_SHORT PROBLEM:_ Give the listing again character for character, but drop the images.

## start DATASET EXCERPT

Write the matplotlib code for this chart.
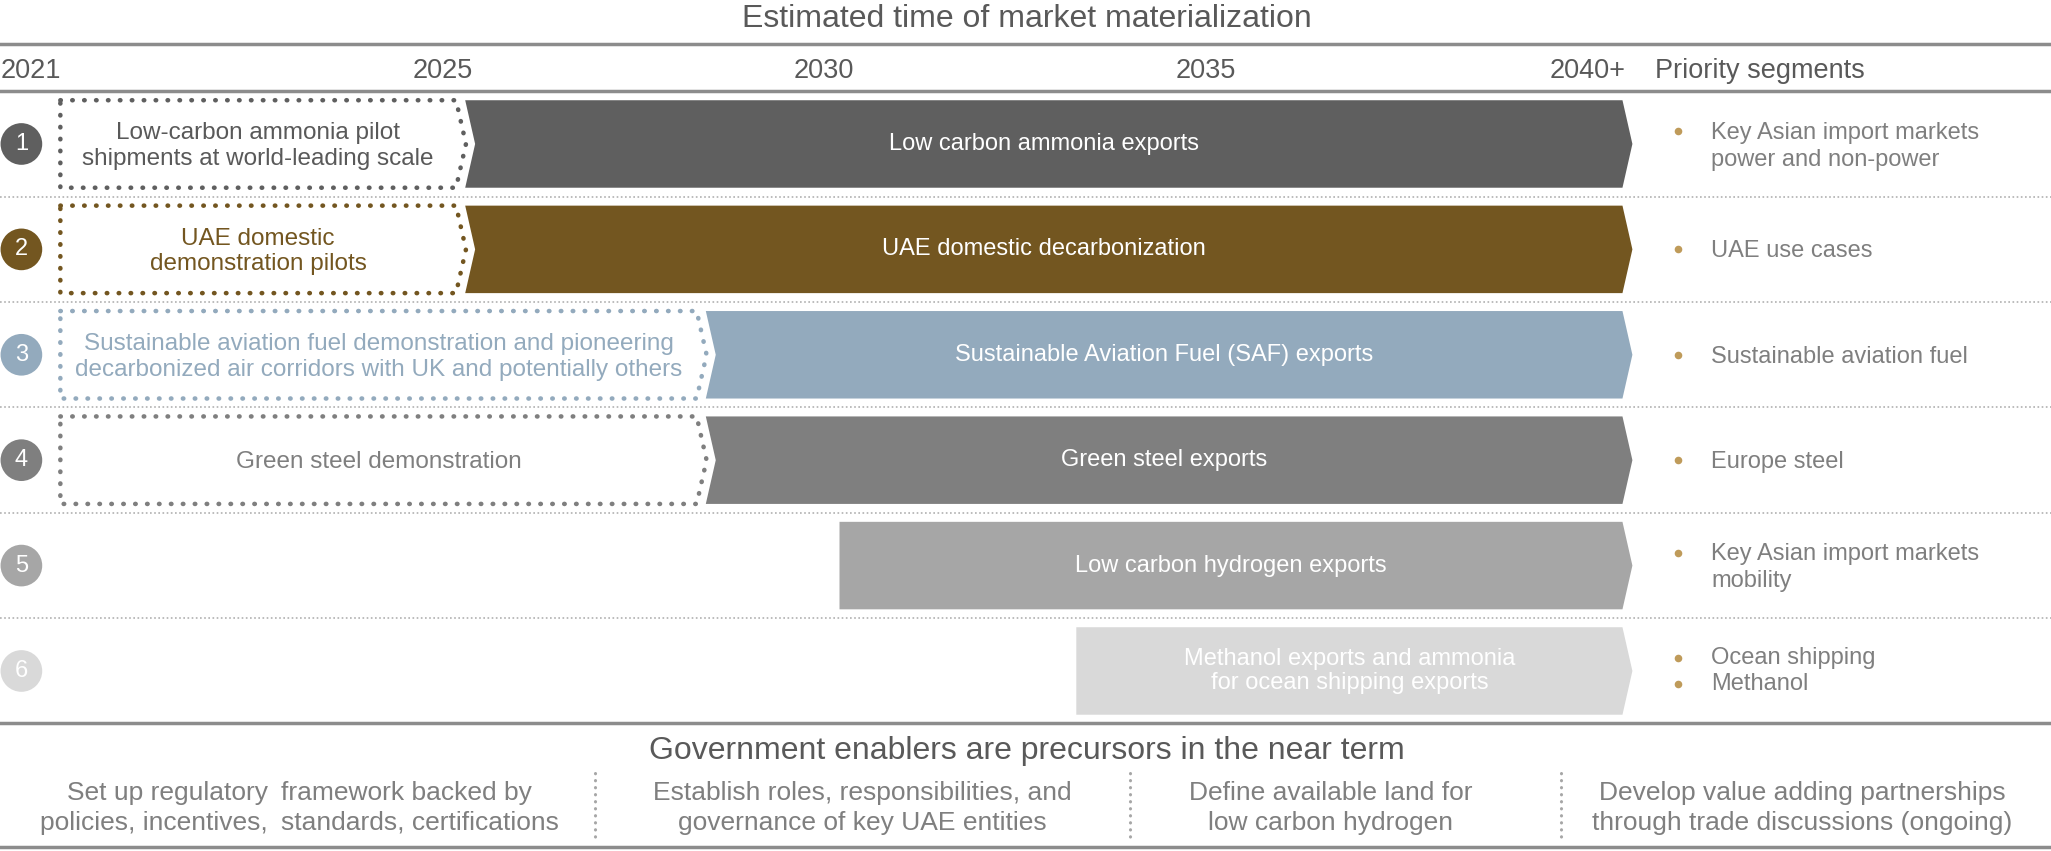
# Roadmap: estimated time of market materialization
import matplotlib.pyplot as plt
from matplotlib.patches import Polygon

plt.rcParams['font.family'] = ['Liberation Sans', 'DejaVu Sans']

# Datos
rows = [1, 2, 3, 4, 5, 6]
row_colors = ['#5f5f5f', '#735620', '#93aabd', '#7f7f7f', '#a6a6a6', '#d9d9d9']
pilot_text_colors = ['#595959', '#735620', '#93aabd', '#7f7f7f']
pilot_labels = ['Low-carbon ammonia pilot\nshipments at world-leading scale',
                'UAE domestic\ndemonstration pilots',
                'Sustainable aviation fuel demonstration and pioneering\n'
                'decarbonized air corridors with UK and potentially others',
                'Green steel demonstration']
pilot_start = [2020.0, 2020.0, 2020.0, 2020.0]
export_labels = ['Low carbon ammonia exports',
                 'UAE domestic decarbonization',
                 'Sustainable Aviation Fuel (SAF) exports',
                 'Green steel exports',
                 'Low carbon hydrogen exports',
                 'Methanol exports and ammonia\nfor ocean shipping exports']
export_start = [2025.3, 2025.3, 2028.45, 2028.45, 2030.2, 2033.3]
export_end = [2040.45] * 6
segments = [['Key Asian import markets\npower and non-power'],
            ['UAE use cases'],
            ['Sustainable aviation fuel'],
            ['Europe steel'],
            ['Key Asian import markets\nmobility'],
            ['Ocean shipping', 'Methanol']]
year_pos = [2019.22, 2025, 2030, 2035, 2040]
year_labels = ['2021', '2025', '2030', '2035', '2040+']
enablers = ['Establish roles, responsibilities, and\ngovernance of key UAE entities',
            'Define available land for\nlow carbon hydrogen',
            'Develop value adding partnerships\nthrough trade discussions (ongoing)']
enabler_pos = [2030.5, 2036.63, 2042.8]
enabler_seps = [2027.0, 2034.0, 2039.65]

GRIS = '#595959'
GRIS2 = '#7f7f7f'
ORO = '#bf9b5a'
h = 0.83   # alto de barra
d = 0.13   # punta del chevron

fig = plt.figure(figsize=(20.51, 8.51), dpi=100)
ax = fig.add_axes([0, 0, 1, 1])
ax.set_xlim(2019.21, 2046.06)
ax.set_ylim(7.708, -0.366)
ax.axis('off')

# Encabezado
ax.text(2032.65, -0.19, 'Estimated time of market materialization', ha='center', va='center',
        fontsize=23, color=GRIS)
ax.axhline(0.05, color='#8c8c8c', lw=2.5)
ax.axhline(0.5, color='#8c8c8c', lw=2.5)
for xp, lab in zip(year_pos, year_labels):
    ax.text(xp, 0.31, lab, ha='left' if lab == '2021' else 'center', va='center',
            fontsize=19.5, color=GRIS)
ax.text(2040.88, 0.31, 'Priority segments', ha='left', va='center', fontsize=19.5, color=GRIS)

# Separadores punteados entre filas
for r in rows[:-1]:
    ax.axhline(r + 0.5, color='#b0b0b0', lw=1.2, ls=(0, (1, 1.5)))

# Circulos numerados
ax.scatter([2019.49] * 6, rows, s=900, c=row_colors, zorder=3, linewidths=0)
for r, c in zip(rows, row_colors):
    ax.text(2019.49, r, str(r), ha='center', va='center', fontsize=17, color='white', zorder=4)

# Pilotos (cajas punteadas)
for i, (x0, lab) in enumerate(zip(pilot_start, pilot_labels)):
    y = rows[i]
    x1 = export_start[i] - 0.12
    pts = [(x0, y - h / 2), (x1, y - h / 2), (x1 + d, y), (x1, y + h / 2), (x0, y + h / 2)]
    ax.add_patch(Polygon(pts, closed=True, fill=False, edgecolor=row_colors[i], lw=3.3,
                         ls=(0, (0.1, 2.5)), capstyle='round', joinstyle='round'))
    ax.text((x0 + x1) / 2, y + 0.02, lab, ha='center', va='center', fontsize=17.5,
            color=pilot_text_colors[i], linespacing=1.2)

# Exportaciones (chevrons solidos)
for i, (x0, x1, lab) in enumerate(zip(export_start, export_end, export_labels)):
    y = rows[i]
    pts = [(x0, y - h / 2), (x1, y - h / 2), (x1 + d, y), (x1, y + h / 2), (x0, y + h / 2)]
    if i < 4:
        pts.append((x0 + d, y))
    ax.add_patch(Polygon(pts, closed=True, facecolor=row_colors[i], edgecolor='none'))
    ax.text((x0 + x1) / 2, y, lab, ha='center', va='center', fontsize=17, color='white',
            linespacing=1.15)

# Segmentos prioritarios
for i, segs in enumerate(segments):
    y = rows[i]
    if len(segs) == 1:
        ax.text(2041.61, y + 0.02, segs[0], ha='left', va='center', fontsize=17, color=GRIS2,
                linespacing=1.3)
        yb = y - 0.12 if '\n' in segs[0] else y
        ax.scatter([2041.18], [yb], s=30, color=ORO, linewidths=0)
    else:
        for k, s in enumerate(segs):
            yk = y - 0.125 + 0.25 * k
            ax.text(2041.61, yk, s, ha='left', va='center', fontsize=17, color=GRIS2)
            ax.scatter([2041.18], [yk], s=30, color=ORO, linewidths=0)

# Habilitadores del gobierno
ax.axhline(6.49, color='#8c8c8c', lw=2.5)
ax.axhline(7.67, color='#8c8c8c', lw=2.5)
ax.text(2032.65, 6.76, 'Government enablers are precursors in the near term', ha='center',
        va='center', fontsize=23, color=GRIS)
ax.text(2022.72, 7.3, 'Set up regulatory\npolicies, incentives,', ha='right', va='center',
        fontsize=19, color=GRIS2, linespacing=1.3)
ax.text(2022.89, 7.3, 'framework backed by\nstandards, certifications', ha='left', va='center',
        fontsize=19, color=GRIS2, linespacing=1.3)
for xp, lab in zip(enabler_pos, enablers):
    ax.text(xp, 7.3, lab, ha='center', va='center', fontsize=19, color=GRIS2, linespacing=1.3)
for xs in enabler_seps:
    ax.plot([xs, xs], [6.97, 7.58], color='#a6a6a6', lw=2.2, ls=(0, (0.1, 2.2)),
            dash_capstyle='round')

fig.savefig('out.png', dpi=100)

## end DATASET EXCERPT

_EXERCISE SOLUTION:_
Write the matplotlib code for this chart.
# Roadmap: estimated time of market materialization
import matplotlib.pyplot as plt
from matplotlib.patches import Polygon

plt.rcParams['font.family'] = ['Liberation Sans', 'DejaVu Sans']

# Datos
rows = [1, 2, 3, 4, 5, 6]
row_colors = ['#5f5f5f', '#735620', '#93aabd', '#7f7f7f', '#a6a6a6', '#d9d9d9']
pilot_text_colors = ['#595959', '#735620', '#93aabd', '#7f7f7f']
pilot_labels = ['Low-carbon ammonia pilot\nshipments at world-leading scale',
                'UAE domestic\ndemonstration pilots',
                'Sustainable aviation fuel demonstration and pioneering\n'
                'decarbonized air corridors with UK and potentially others',
                'Green steel demonstration']
pilot_start = [2020.0, 2020.0, 2020.0, 2020.0]
export_labels = ['Low carbon ammonia exports',
                 'UAE domestic decarbonization',
                 'Sustainable Aviation Fuel (SAF) exports',
                 'Green steel exports',
                 'Low carbon hydrogen exports',
                 'Methanol exports and ammonia\nfor ocean shipping exports']
export_start = [2025.3, 2025.3, 2028.45, 2028.45, 2030.2, 2033.3]
export_end = [2040.45] * 6
segments = [['Key Asian import markets\npower and non-power'],
            ['UAE use cases'],
            ['Sustainable aviation fuel'],
            ['Europe steel'],
            ['Key Asian import markets\nmobility'],
            ['Ocean shipping', 'Methanol']]
year_pos = [2019.22, 2025, 2030, 2035, 2040]
year_labels = ['2021', '2025', '2030', '2035', '2040+']
enablers = ['Establish roles, responsibilities, and\ngovernance of key UAE entities',
            'Define available land for\nlow carbon hydrogen',
            'Develop value adding partnerships\nthrough trade discussions (ongoing)']
enabler_pos = [2030.5, 2036.63, 2042.8]
enabler_seps = [2027.0, 2034.0, 2039.65]

GRIS = '#595959'
GRIS2 = '#7f7f7f'
ORO = '#bf9b5a'
h = 0.83   # alto de barra
d = 0.13   # punta del chevron

fig = plt.figure(figsize=(20.51, 8.51), dpi=100)
ax = fig.add_axes([0, 0, 1, 1])
ax.set_xlim(2019.21, 2046.06)
ax.set_ylim(7.708, -0.366)
ax.axis('off')

# Encabezado
ax.text(2032.65, -0.19, 'Estimated time of market materialization', ha='center', va='center',
        fontsize=23, color=GRIS)
ax.axhline(0.05, color='#8c8c8c', lw=2.5)
ax.axhline(0.5, color='#8c8c8c', lw=2.5)
for xp, lab in zip(year_pos, year_labels):
    ax.text(xp, 0.31, lab, ha='left' if lab == '2021' else 'center', va='center',
            fontsize=19.5, color=GRIS)
ax.text(2040.88, 0.31, 'Priority segments', ha='left', va='center', fontsize=19.5, color=GRIS)

# Separadores punteados entre filas
for r in rows[:-1]:
    ax.axhline(r + 0.5, color='#b0b0b0', lw=1.2, ls=(0, (1, 1.5)))

# Circulos numerados
ax.scatter([2019.49] * 6, rows, s=900, c=row_colors, zorder=3, linewidths=0)
for r, c in zip(rows, row_colors):
    ax.text(2019.49, r, str(r), ha='center', va='center', fontsize=17, color='white', zorder=4)

# Pilotos (cajas punteadas)
for i, (x0, lab) in enumerate(zip(pilot_start, pilot_labels)):
    y = rows[i]
    x1 = export_start[i] - 0.12
    pts = [(x0, y - h / 2), (x1, y - h / 2), (x1 + d, y), (x1, y + h / 2), (x0, y + h / 2)]
    ax.add_patch(Polygon(pts, closed=True, fill=False, edgecolor=row_colors[i], lw=3.3,
                         ls=(0, (0.1, 2.5)), capstyle='round', joinstyle='round'))
    ax.text((x0 + x1) / 2, y + 0.02, lab, ha='center', va='center', fontsize=17.5,
            color=pilot_text_colors[i], linespacing=1.2)

# Exportaciones (chevrons solidos)
for i, (x0, x1, lab) in enumerate(zip(export_start, export_end, export_labels)):
    y = rows[i]
    pts = [(x0, y - h / 2), (x1, y - h / 2), (x1 + d, y), (x1, y + h / 2), (x0, y + h / 2)]
    if i < 4:
        pts.append((x0 + d, y))
    ax.add_patch(Polygon(pts, closed=True, facecolor=row_colors[i], edgecolor='none'))
    ax.text((x0 + x1) / 2, y, lab, ha='center', va='center', fontsize=17, color='white',
            linespacing=1.15)

# Segmentos prioritarios
for i, segs in enumerate(segments):
    y = rows[i]
    if len(segs) == 1:
        ax.text(2041.61, y + 0.02, segs[0], ha='left', va='center', fontsize=17, color=GRIS2,
                linespacing=1.3)
        yb = y - 0.12 if '\n' in segs[0] else y
        ax.scatter([2041.18], [yb], s=30, color=ORO, linewidths=0)
    else:
        for k, s in enumerate(segs):
            yk = y - 0.125 + 0.25 * k
            ax.text(2041.61, yk, s, ha='left', va='center', fontsize=17, color=GRIS2)
            ax.scatter([2041.18], [yk], s=30, color=ORO, linewidths=0)

# Habilitadores del gobierno
ax.axhline(6.49, color='#8c8c8c', lw=2.5)
ax.axhline(7.67, color='#8c8c8c', lw=2.5)
ax.text(2032.65, 6.76, 'Government enablers are precursors in the near term', ha='center',
        va='center', fontsize=23, color=GRIS)
ax.text(2022.72, 7.3, 'Set up regulatory\npolicies, incentives,', ha='right', va='center',
        fontsize=19, color=GRIS2, linespacing=1.3)
ax.text(2022.89, 7.3, 'framework backed by\nstandards, certifications', ha='left', va='center',
        fontsize=19, color=GRIS2, linespacing=1.3)
for xp, lab in zip(enabler_pos, enablers):
    ax.text(xp, 7.3, lab, ha='center', va='center', fontsize=19, color=GRIS2, linespacing=1.3)
for xs in enabler_seps:
    ax.plot([xs, xs], [6.97, 7.58], color='#a6a6a6', lw=2.2, ls=(0, (0.1, 2.2)),
            dash_capstyle='round')

fig.savefig('out.png', dpi=100)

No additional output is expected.